Mission head Vitaliy Kramarenko said salary increases are not affordable and could lead to arrears in wages, destabilization of manufacturing, the banking system and external accounts, and jeopardize the country’s recent gains in growth and living standards.

He said Harare should focus on establishing a stable, low-inflation environment allowing for the timely payment of salaries at current levels.

The IMF projected that the economy will expand by 7.5 to 8 percent this year, upgrading an earlier projection of just 5.5 percent growth in gross domestic product.

“The slight upwards revision to growth, compared with projections at the time of Article IV staff report, reflects the faster-than-expected growth in agriculture, particularly tobacco and maize,” said Kramarenko. He said the country should plug a projected financing gap of US$445 million while setting aside funds for social programs and infrastructure.

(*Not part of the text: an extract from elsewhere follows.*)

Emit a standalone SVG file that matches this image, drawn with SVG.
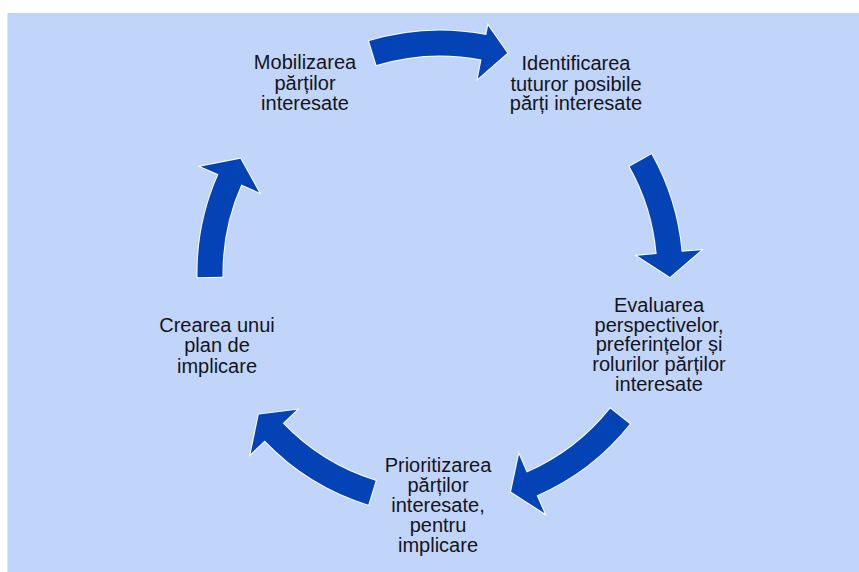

Bulawayo economist Eric Bloch said the IMF’s fears are warranted as the economy is still quite fragile. “I believe that Zimbabwe can do much better if it gets rid of 75,000 ghost workers [on state payrolls], cuts overseas spending on unnecessary diplomatic missions and reduces the number of armed forces,” Bloch said.

But Zimbabwe Teachers Association Chief Executive Sifiso Ndlovu said the IMF should stop prescribing what he called dangerous policies for the country, citing a "disastrous" structural adjustment in the 1990s which "destroyed the nation’s economic base."

Progressive Teachers Union of Zimbabwe President Takavafira Zhou said Harare should tap proceeds from the Marange diamond field to fund pay increases.

Some teachers represented by the Progressive Teachers Union are on strike demanding higher salaries, though the labor action has not been successful in either urban or rural areas as most teachers fear losing incentive supplements paid by some schools.